Das Dilemma der Linken ist die schlichte normative Kraft des Faktischen: Nirgendwo haben sich ihre diffusen Gesellschafts-Utopien verwirklichen lassen. Das Experiment ist gescheitert. Und so ist den Linken ein Stück ihrer Identifikation verloren gegangen, die sich heute auch bei attac oder Greenpeace nicht mehr finden lassen. Die Grün-zu-Links-Beatmung funktioniert mit dem gesellschaftlichen Ankommen der 79er nicht mehr. Alternde Gesellschaften sind nunmal wenig revolutionsfreudig. Vielmehr sind sie anfällig für Überregulierung und Paralyse.

Da lauert die wahre Gefahr, es gilt jetzt, errungene Freiheiten gegen bequem gewordene Mehrheiten zu verteidigen und nicht, einen von vorneherein zum Scheitern verurteilten Pseudo-Freiheits-Mythos zu erfinden.

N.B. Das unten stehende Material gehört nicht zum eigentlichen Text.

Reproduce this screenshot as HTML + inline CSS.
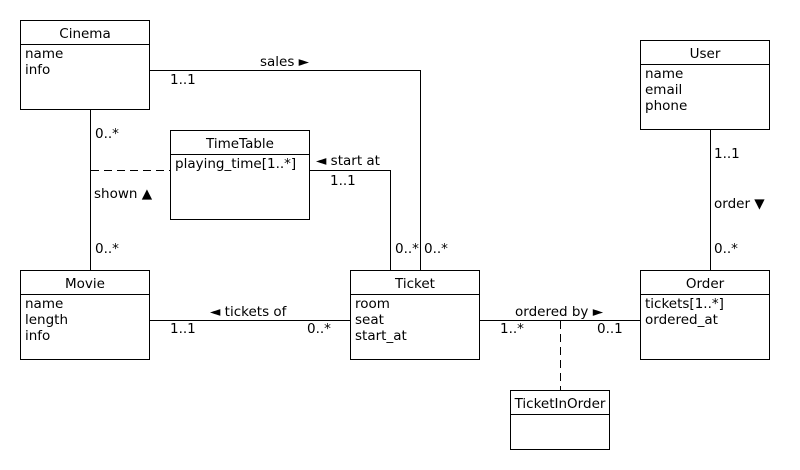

Hätte sich der Autor die Mühe gemacht, und sich mit dem Programm der FDP beschäftigt, dann wüsste er, dass wir genau für die von ihm geforderte gesellschaftliche Freiheit stehen! Aber was er, und viele Linke mit ihm, an der FDP nicht mögen, ist, dass wir eben neben die Freiheit auch Werte und Verantwortung stellen.

Der organisierte Liberalismus hat in den 300 Jahren seiner Entwicklung so vieles über die Freiheit und deren Gefährdungen gelernt – ja, er hat ganze Staaten und Verfassungen geschaffen, die sämtliche linken Utopien überdauert haben, dass es an ihm ist, sich als das Konzept zu präsentieren, welches die Zukunft am besten bedienen kann.

Wir haben gelernt, Freiheit zu schützen und gleichzeitig Anarchie und Chaos zu verhindern. Das können linke Utopisten bis heute nicht.